Written request
Quote word for word the lines below, beginning with the first and ending with the one that has "from bokeh.resources import INLINE". Drop the pictures.

Data shown
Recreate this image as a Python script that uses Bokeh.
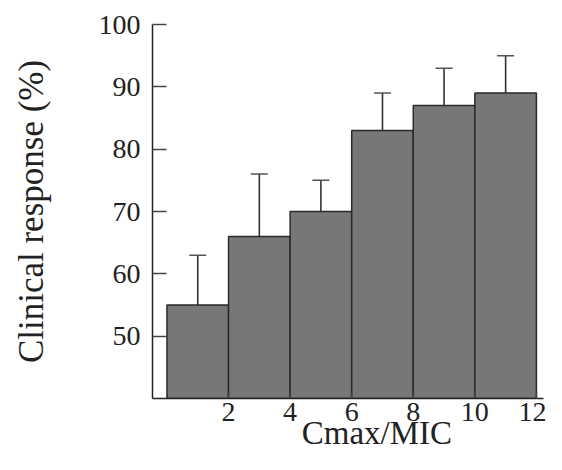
from bokeh.plotting import figure
from bokeh.models import ColumnDataSource, Range1d, FixedTicker, Whisker, TeeHead
from bokeh.embed import file_html
from bokeh.resources import INLINE

# Data: Cmax/MIC bins (left/right edges), clinical response (%), upper error
bin_left = [0, 2, 4, 6, 8, 10]
bin_right = [2, 4, 6, 8, 10, 12]
response = [55, 66, 70, 83, 87, 89]
upper_err = [63, 76, 75, 89, 93, 95]
x_ticks = [2, 4, 6, 8, 10, 12]
y_ticks = [50, 60, 70, 80, 90, 100]

centers = [(a + b) / 2 for a, b in zip(bin_left, bin_right)]
base = [40] * len(response)
src = ColumnDataSource(dict(left=bin_left, right=bin_right, top=response,
                            bottom=base, center=centers, upper=upper_err))

FONT = "Liberation Serif"

p = figure(width=546, height=454, output_backend="svg", toolbar_location=None,
           x_range=Range1d(-0.47, 12.23), y_range=Range1d(40, 100),
           min_border_left=152, min_border_right=3, min_border_top=24,
           min_border_bottom=56)
p.outline_line_color = None
p.grid.visible = False
p.background_fill_color = "white"
p.border_fill_color = "white"

p.quad(left="left", right="right", bottom="bottom", top="top", source=src,
       fill_color="#777777", line_color="#2a2a2a", line_width=1.5)

wh = Whisker(base="center", lower="top", upper="upper", source=src,
             line_color="#333333", line_width=1.6,
             upper_head=TeeHead(size=17, line_color="#555555", line_width=1.5),
             lower_head=None)
p.add_layout(wh)

for ax in (p.xaxis[0], p.yaxis[0]):
    ax.axis_line_color = "#222222"
    ax.axis_line_width = 1.5
    ax.major_tick_line_color = "#444444"
    ax.major_tick_line_width = 1.5
    ax.minor_tick_line_color = None
    ax.major_label_text_font = FONT
    ax.major_label_text_font_size = "28px"
    ax.major_label_text_color = "#222222"
    ax.major_tick_out = 0
    ax.axis_label_text_font = FONT
    ax.axis_label_text_font_style = "normal"
    ax.axis_label_text_color = "#222222"

p.yaxis[0].ticker = FixedTicker(ticks=y_ticks)
p.yaxis[0].major_tick_in = 14
p.yaxis[0].major_label_standoff = 12
p.yaxis[0].axis_label = "Clinical response (%)"
p.yaxis[0].axis_label_text_font_size = "35px"
p.yaxis[0].axis_label_standoff = 45

p.xaxis[0].ticker = FixedTicker(ticks=x_ticks)
p.xaxis[0].major_tick_in = 6
p.xaxis[0].major_label_standoff = 4
p.xaxis[0].major_label_text_line_height = 1.0
p.xaxis[0].axis_label = "\u00a0" * 7 + "Cmax/MIC"
p.xaxis[0].axis_label_text_font_size = "33px"
p.xaxis[0].axis_label_text_line_height = 1.0
p.xaxis[0].axis_label_standoff = -9

open("out.html", "w").write(file_html(p, INLINE))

Result of the task
Recreate this image as a Python script that uses Bokeh.
from bokeh.plotting import figure
from bokeh.models import ColumnDataSource, Range1d, FixedTicker, Whisker, TeeHead
from bokeh.embed import file_html
from bokeh.resources import INLINE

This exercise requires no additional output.